DIRECTIONS –
Write out the entire listing below exactly as it appears, minus any pictures.

***** DATA EXTRACT

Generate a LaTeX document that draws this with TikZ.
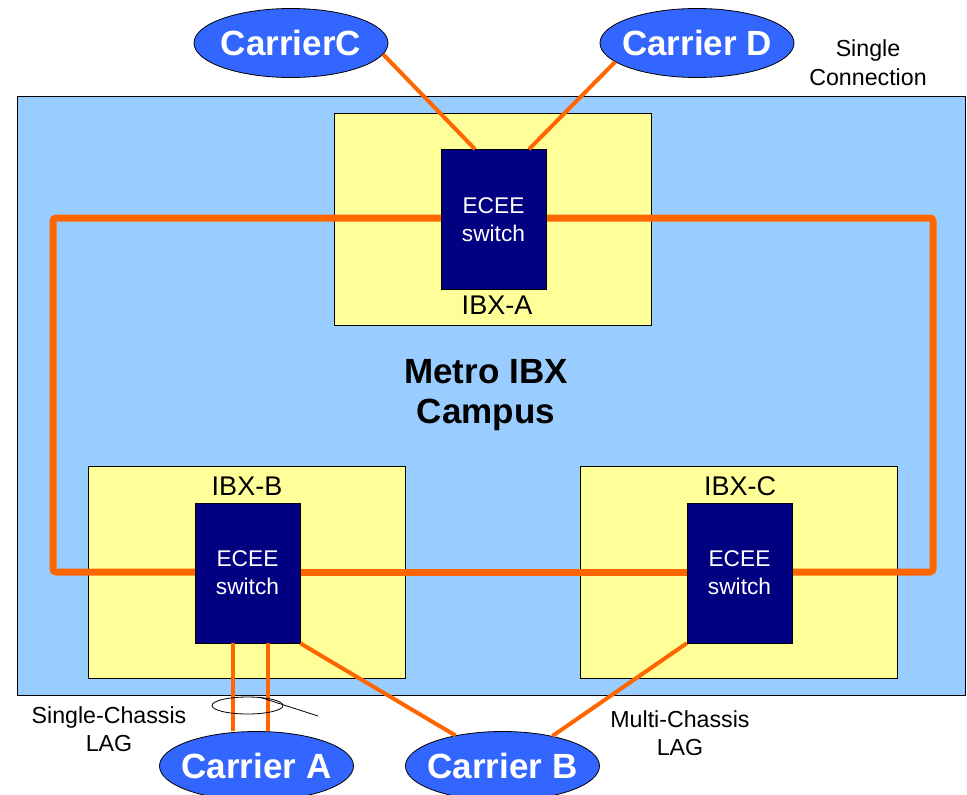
\documentclass[tikz,border=0pt]{standalone}
\usepackage{fontspec}
\setmainfont{Liberation Sans}
\usetikzlibrary{shapes.geometric,calc}

\definecolor{campusblue}{HTML}{99CCFF}
\definecolor{ibxyellow}{HTML}{FFFF99}
\definecolor{switchnavy}{HTML}{000080}
\definecolor{ringorange}{HTML}{FF6600}
\definecolor{carrierblue}{HTML}{3366FF}

\tikzset{
  campus/.style={draw=black, line width=0.8pt, fill=campusblue, inner sep=0pt},
  ibxbox/.style={draw=black, line width=0.8pt, fill=ibxyellow, inner sep=0pt,
                 minimum width=317pt, minimum height=212pt},
  switchbox/.style={draw=black, line width=0.6pt, fill=switchnavy, inner sep=0pt,
                 minimum width=105pt, minimum height=140pt,
                 text=white, align=center, font=\fontsize{22.7}{28}\selectfont},
  carriertext/.style={text=white, inner sep=0pt, font=\fontsize{35}{40}\selectfont\bfseries},
  carrier/.style={ellipse, draw=black, line width=0.8pt, fill=carrierblue, inner sep=0pt,
                 minimum width=194pt, minimum height=69pt,
                 label={[carriertext]center:#1}},
  ring/.style={draw=ringorange, line width=7pt, rounded corners=3pt},
  link/.style={draw=ringorange, line width=4pt},
  note/.style={align=center, inner sep=0pt, font=\fontsize{23.2}{28.5}\selectfont},
  ibxlabel/.style={inner sep=0pt, font=\fontsize{27}{30}\selectfont},
  lagring/.style={ellipse, draw=black, line width=0.8pt, inner sep=0pt,
                 minimum width=71pt, minimum height=17pt}
}

\begin{document}
\begin{tikzpicture}[x=1pt,y=-1pt]
\useasboundingbox (0,0) rectangle (967,795);

% campus area
\node[campus, minimum width=948.5pt, minimum height=599pt] (campus) at (491.25,395.5) {};

% IBX sites
\node[ibxbox] (ibxA) at (492.5,219) {};
\node[ibxbox] (ibxB) at (246.5,572) {};
\node[ibxbox] (ibxC) at (738.5,572) {};

\node[ibxlabel] (labA) at (497,305) {IBX-A};
\node[ibxlabel] (labB) at (247,486) {IBX-B};
\node[ibxlabel] (labC) at (740,486) {IBX-C};

% campus title
\node[align=center, inner sep=0pt, font=\fontsize{35}{40}\selectfont\bfseries] (title) at (486,395) {Metro IBX\\Campus};

% ring corners
\coordinate (rTL) at (53,218);
\coordinate (rTR) at (933,218);
\coordinate (rBL) at (53,572);
\coordinate (rBR) at (933,572);

% switch positions
\path (493.5,219.5) coordinate (pA) (247.5,573) coordinate (pB) (739.5,573) coordinate (pC);

% metro ring
\draw[ring] (441,218) -- (rTL) -- (rBL) -- (195,572);
\draw[ring] (547,218) -- (rTR) -- (rBR) -- (792,572);
\draw[ring] (300,572) -- (687,572);

% switches
\node[switchbox] (swA) at (pA) {ECEE\\switch};
\node[switchbox] (swB) at (pB) {ECEE\\switch};
\node[switchbox] (swC) at (pC) {ECEE\\switch};

% carriers
\node[carrier=CarrierC] (carC) at (291,43) {};
\node[carrier=Carrier D] (carD) at (697,43) {};
\node[carrier=Carrier A] (carA) at (256.5,766) {};
\node[carrier=Carrier B] (carB) at (502.5,766) {};

% carrier links
\draw[link] (carC.-7.5) -- ([xshift=-18.5pt]swA.north);
\draw[link] (carD.193) -- ([xshift=35.5pt]swA.north);
\draw[link] ([xshift=-14.5pt]swB.south) -- ([xshift=-23.5pt]carA.north);
\draw[link] ([xshift=20.5pt]swB.south) -- ([xshift=11.5pt]carA.north);
\draw[link] (swB.south east) -- (carB.147);
\draw[link] (swC.south west) -- (carB.31);

% LAG marker
\node[lagring] (lag) at (247.5,705.5) {};
\coordinate (lagtail) at (318,716);
\draw[line width=0.8pt] (lag.35) -- (lagtail);

% annotations
\node[note] (single) at (868,62.5) {Single\\Connection};
\node[note] (sclag) at (109,729) {Single-Chassis\\LAG};
\node[note] (mclag) at (680,733) {Multi-Chassis\\LAG};
\end{tikzpicture}
\end{document}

**********

FULL SOLUTION –
Generate a LaTeX document that draws this with TikZ.
\documentclass[tikz,border=0pt]{standalone}
\usepackage{fontspec}
\setmainfont{Liberation Sans}
\usetikzlibrary{shapes.geometric,calc}

\definecolor{campusblue}{HTML}{99CCFF}
\definecolor{ibxyellow}{HTML}{FFFF99}
\definecolor{switchnavy}{HTML}{000080}
\definecolor{ringorange}{HTML}{FF6600}
\definecolor{carrierblue}{HTML}{3366FF}

\tikzset{
  campus/.style={draw=black, line width=0.8pt, fill=campusblue, inner sep=0pt},
  ibxbox/.style={draw=black, line width=0.8pt, fill=ibxyellow, inner sep=0pt,
                 minimum width=317pt, minimum height=212pt},
  switchbox/.style={draw=black, line width=0.6pt, fill=switchnavy, inner sep=0pt,
                 minimum width=105pt, minimum height=140pt,
                 text=white, align=center, font=\fontsize{22.7}{28}\selectfont},
  carriertext/.style={text=white, inner sep=0pt, font=\fontsize{35}{40}\selectfont\bfseries},
  carrier/.style={ellipse, draw=black, line width=0.8pt, fill=carrierblue, inner sep=0pt,
                 minimum width=194pt, minimum height=69pt,
                 label={[carriertext]center:#1}},
  ring/.style={draw=ringorange, line width=7pt, rounded corners=3pt},
  link/.style={draw=ringorange, line width=4pt},
  note/.style={align=center, inner sep=0pt, font=\fontsize{23.2}{28.5}\selectfont},
  ibxlabel/.style={inner sep=0pt, font=\fontsize{27}{30}\selectfont},
  lagring/.style={ellipse, draw=black, line width=0.8pt, inner sep=0pt,
                 minimum width=71pt, minimum height=17pt}
}

\begin{document}
\begin{tikzpicture}[x=1pt,y=-1pt]
\useasboundingbox (0,0) rectangle (967,795);

% campus area
\node[campus, minimum width=948.5pt, minimum height=599pt] (campus) at (491.25,395.5) {};

% IBX sites
\node[ibxbox] (ibxA) at (492.5,219) {};
\node[ibxbox] (ibxB) at (246.5,572) {};
\node[ibxbox] (ibxC) at (738.5,572) {};

\node[ibxlabel] (labA) at (497,305) {IBX-A};
\node[ibxlabel] (labB) at (247,486) {IBX-B};
\node[ibxlabel] (labC) at (740,486) {IBX-C};

% campus title
\node[align=center, inner sep=0pt, font=\fontsize{35}{40}\selectfont\bfseries] (title) at (486,395) {Metro IBX\\Campus};

% ring corners
\coordinate (rTL) at (53,218);
\coordinate (rTR) at (933,218);
\coordinate (rBL) at (53,572);
\coordinate (rBR) at (933,572);

% switch positions
\path (493.5,219.5) coordinate (pA) (247.5,573) coordinate (pB) (739.5,573) coordinate (pC);

% metro ring
\draw[ring] (441,218) -- (rTL) -- (rBL) -- (195,572);
\draw[ring] (547,218) -- (rTR) -- (rBR) -- (792,572);
\draw[ring] (300,572) -- (687,572);

% switches
\node[switchbox] (swA) at (pA) {ECEE\\switch};
\node[switchbox] (swB) at (pB) {ECEE\\switch};
\node[switchbox] (swC) at (pC) {ECEE\\switch};

% carriers
\node[carrier=CarrierC] (carC) at (291,43) {};
\node[carrier=Carrier D] (carD) at (697,43) {};
\node[carrier=Carrier A] (carA) at (256.5,766) {};
\node[carrier=Carrier B] (carB) at (502.5,766) {};

% carrier links
\draw[link] (carC.-7.5) -- ([xshift=-18.5pt]swA.north);
\draw[link] (carD.193) -- ([xshift=35.5pt]swA.north);
\draw[link] ([xshift=-14.5pt]swB.south) -- ([xshift=-23.5pt]carA.north);
\draw[link] ([xshift=20.5pt]swB.south) -- ([xshift=11.5pt]carA.north);
\draw[link] (swB.south east) -- (carB.147);
\draw[link] (swC.south west) -- (carB.31);

% LAG marker
\node[lagring] (lag) at (247.5,705.5) {};
\coordinate (lagtail) at (318,716);
\draw[line width=0.8pt] (lag.35) -- (lagtail);

% annotations
\node[note] (single) at (868,62.5) {Single\\Connection};
\node[note] (sclag) at (109,729) {Single-Chassis\\LAG};
\node[note] (mclag) at (680,733) {Multi-Chassis\\LAG};
\end{tikzpicture}
\end{document}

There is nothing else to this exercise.